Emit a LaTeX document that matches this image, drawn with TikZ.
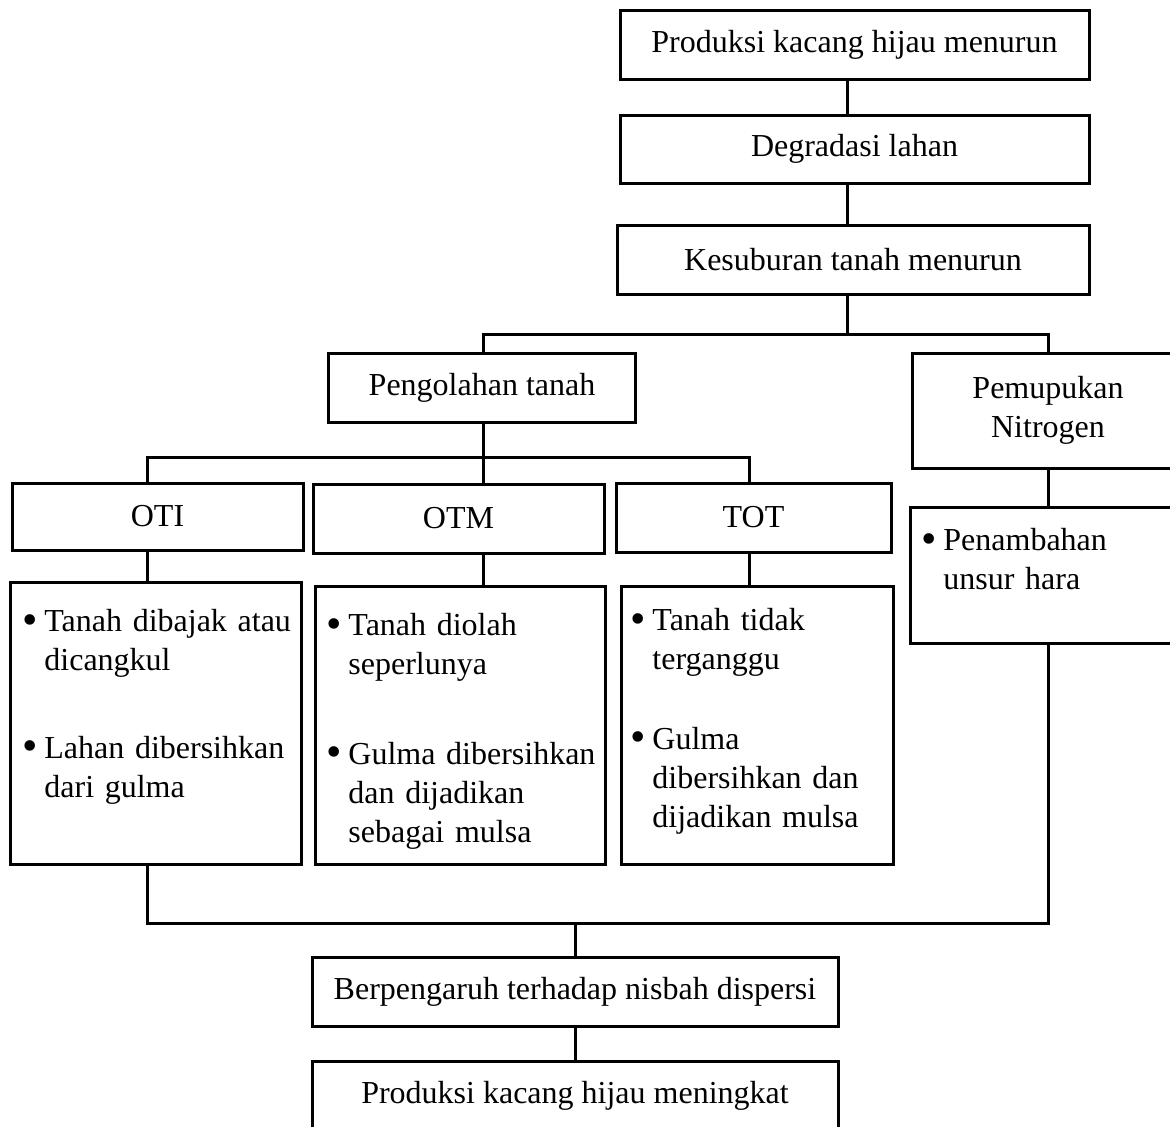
\documentclass[tikz,border=0pt]{standalone}
\usepackage{fontspec}
\usepackage{graphicx}
\setmainfont{Liberation Serif}
\newcommand{\titik}{\raisebox{-1.2pt}{\fontsize{22}{22}\selectfont\textbullet}}
\newcommand{\butir}[1]{\noindent\makebox[11pt][l]{\titik}\parbox[t]{125pt}{\raggedright #1}}

\begin{document}
\begin{tikzpicture}[x=0.5pt,y=-0.5pt]
      \useasboundingbox (0,0) rectangle (1170,1126);
      \clip (0,0) rectangle (1170,1126);
      \begin{scope}[every node/.style={rectangle,draw,line width=1.5pt,inner sep=0pt,align=center,font=\fontsize{16}{19.5}\selectfont}]
      \node[minimum width=234.5pt,minimum height=34.5pt] (atas) at (854.5,44.5) {Produksi kacang hijau menurun};
      \node[minimum width=234.5pt,minimum height=34pt] (degradasi) at (854.5,149) {Degradasi lahan};
      \node[minimum width=236pt,minimum height=34.5pt] (kesuburan) at (853,259.5) {Kesuburan tanah menurun};
      \node[minimum width=153.5pt,minimum height=34.5pt] (olah) at (482,387.5) {Pengolahan tanah};
      \node[minimum width=136pt,minimum height=57.5pt] (pupuk) at (1048,410.5) {Pemupukan\\Nitrogen};
      \node[minimum width=145.5pt,minimum height=33.5pt] (oti) at (157.5,516.5) {OTI};
      \node[minimum width=145.5pt,minimum height=34.5pt] (otm) at (458.5,518.5) {OTM};
      \node[minimum width=137.5pt,minimum height=34.5pt] (tot) at (753.5,517.5) {TOT};
      \node[minimum width=145.5pt,minimum height=141pt] (otiisi) at (155.5,723) {};
      \node[minimum width=145pt,minimum height=139pt] (otmisi) at (460,725) {};
      \node[minimum width=136pt,minimum height=139pt] (totisi) at (757,725) {};
      \node[minimum width=138pt,minimum height=68pt] (tambah) at (1048,575) {};
      \node[minimum width=263pt,minimum height=34.5pt] (pengaruh) at (575,991.5) {Berpengaruh terhadap nisbah dispersi};
      \node[minimum width=263pt,minimum height=34.5pt] (hasil) at (575,1095.5) {Produksi kacang hijau meningkat};
      \end{scope}
      \begin{scope}[every node/.style={inner sep=0pt,anchor=north west,text width=140pt,font=\fontsize{16}{19.5}\selectfont}]
      \node (otiteks) at (22,609) {\butir{Tanah dibajak atau\\dicangkul}\par\vspace{28.3pt}
            \butir{Lahan dibersihkan\\dari gulma}};
      \node (otmteks) at (326,613) {\butir{Tanah diolah\\seperlunya}\par\vspace{29.3pt}
            \butir{Gulma dibersihkan\\dan dijadikan\\sebagai mulsa}};
      \node (totteks) at (630,608) {\butir{Tanah tidak\\terganggu}\par\vspace{24.3pt}
            \butir{Gulma\\dibersihkan dan\\dijadikan mulsa}};
      \node (tambahteks) at (921,528) {\butir{Penambahan\\unsur hara}};
      \end{scope}
      \coordinate (cabang1) at (847,334);
      \coordinate (cabang2) at (483,457);
      \coordinate (kiri) at (147,457);
      \coordinate (kanan) at (749,457);
      \coordinate (gabung) at (575,923);
      \begin{scope}[line width=1.5pt,every edge/.style={draw=black,line width=1.5pt}]
      \path (atas.south -| cabang1) edge (degradasi.north -| cabang1);
      \path (degradasi.south -| cabang1) edge (kesuburan.north -| cabang1);
      \path (kesuburan.south -| cabang1) edge (cabang1);
      \draw (olah.north -| cabang2) |- (cabang1) -| (pupuk.north);
      \path (olah.south -| cabang2) edge (cabang2);
      \draw (kiri |- oti.north) -- (kiri) -- (kanan) -- (kanan |- tot.north);
      \path (cabang2) edge (cabang2 |- otm.north);
      \path (oti.south -| kiri) edge (otiisi.north -| kiri);
      \path (otm.south -| cabang2) edge (otmisi.north -| cabang2);
      \path (tot.south -| kanan) edge (totisi.north -| kanan);
      \path (pupuk) edge (tambah);
      \draw (otiisi.south -| kiri) |- (gabung) -| (tambah.south);
      \path (gabung) edge (pengaruh);
      \path (pengaruh) edge (hasil);
      \end{scope}
\end{tikzpicture}
\end{document}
.....
Instruction:
The pictures should not be reproduced; quote all of the other material exactly.

Result for this task:
Emit a LaTeX document that matches this image, drawn with TikZ.
\documentclass[tikz,border=0pt]{standalone}
\usepackage{fontspec}
\usepackage{graphicx}
\setmainfont{Liberation Serif}
\newcommand{\titik}{\raisebox{-1.2pt}{\fontsize{22}{22}\selectfont\textbullet}}
\newcommand{\butir}[1]{\noindent\makebox[11pt][l]{\titik}\parbox[t]{125pt}{\raggedright #1}}

\begin{document}
\begin{tikzpicture}[x=0.5pt,y=-0.5pt]
      \useasboundingbox (0,0) rectangle (1170,1126);
      \clip (0,0) rectangle (1170,1126);
      \begin{scope}[every node/.style={rectangle,draw,line width=1.5pt,inner sep=0pt,align=center,font=\fontsize{16}{19.5}\selectfont}]
      \node[minimum width=234.5pt,minimum height=34.5pt] (atas) at (854.5,44.5) {Produksi kacang hijau menurun};
      \node[minimum width=234.5pt,minimum height=34pt] (degradasi) at (854.5,149) {Degradasi lahan};
      \node[minimum width=236pt,minimum height=34.5pt] (kesuburan) at (853,259.5) {Kesuburan tanah menurun};
      \node[minimum width=153.5pt,minimum height=34.5pt] (olah) at (482,387.5) {Pengolahan tanah};
      \node[minimum width=136pt,minimum height=57.5pt] (pupuk) at (1048,410.5) {Pemupukan\\Nitrogen};
      \node[minimum width=145.5pt,minimum height=33.5pt] (oti) at (157.5,516.5) {OTI};
      \node[minimum width=145.5pt,minimum height=34.5pt] (otm) at (458.5,518.5) {OTM};
      \node[minimum width=137.5pt,minimum height=34.5pt] (tot) at (753.5,517.5) {TOT};
      \node[minimum width=145.5pt,minimum height=141pt] (otiisi) at (155.5,723) {};
      \node[minimum width=145pt,minimum height=139pt] (otmisi) at (460,725) {};
      \node[minimum width=136pt,minimum height=139pt] (totisi) at (757,725) {};
      \node[minimum width=138pt,minimum height=68pt] (tambah) at (1048,575) {};
      \node[minimum width=263pt,minimum height=34.5pt] (pengaruh) at (575,991.5) {Berpengaruh terhadap nisbah dispersi};
      \node[minimum width=263pt,minimum height=34.5pt] (hasil) at (575,1095.5) {Produksi kacang hijau meningkat};
      \end{scope}
      \begin{scope}[every node/.style={inner sep=0pt,anchor=north west,text width=140pt,font=\fontsize{16}{19.5}\selectfont}]
      \node (otiteks) at (22,609) {\butir{Tanah dibajak atau\\dicangkul}\par\vspace{28.3pt}
            \butir{Lahan dibersihkan\\dari gulma}};
      \node (otmteks) at (326,613) {\butir{Tanah diolah\\seperlunya}\par\vspace{29.3pt}
            \butir{Gulma dibersihkan\\dan dijadikan\\sebagai mulsa}};
      \node (totteks) at (630,608) {\butir{Tanah tidak\\terganggu}\par\vspace{24.3pt}
            \butir{Gulma\\dibersihkan dan\\dijadikan mulsa}};
      \node (tambahteks) at (921,528) {\butir{Penambahan\\unsur hara}};
      \end{scope}
      \coordinate (cabang1) at (847,334);
      \coordinate (cabang2) at (483,457);
      \coordinate (kiri) at (147,457);
      \coordinate (kanan) at (749,457);
      \coordinate (gabung) at (575,923);
      \begin{scope}[line width=1.5pt,every edge/.style={draw=black,line width=1.5pt}]
      \path (atas.south -| cabang1) edge (degradasi.north -| cabang1);
      \path (degradasi.south -| cabang1) edge (kesuburan.north -| cabang1);
      \path (kesuburan.south -| cabang1) edge (cabang1);
      \draw (olah.north -| cabang2) |- (cabang1) -| (pupuk.north);
      \path (olah.south -| cabang2) edge (cabang2);
      \draw (kiri |- oti.north) -- (kiri) -- (kanan) -- (kanan |- tot.north);
      \path (cabang2) edge (cabang2 |- otm.north);
      \path (oti.south -| kiri) edge (otiisi.north -| kiri);
      \path (otm.south -| cabang2) edge (otmisi.north -| cabang2);
      \path (tot.south -| kanan) edge (totisi.north -| kanan);
      \path (pupuk) edge (tambah);
      \draw (otiisi.south -| kiri) |- (gabung) -| (tambah.south);
      \path (gabung) edge (pengaruh);
      \path (pengaruh) edge (hasil);
      \end{scope}
\end{tikzpicture}
\end{document}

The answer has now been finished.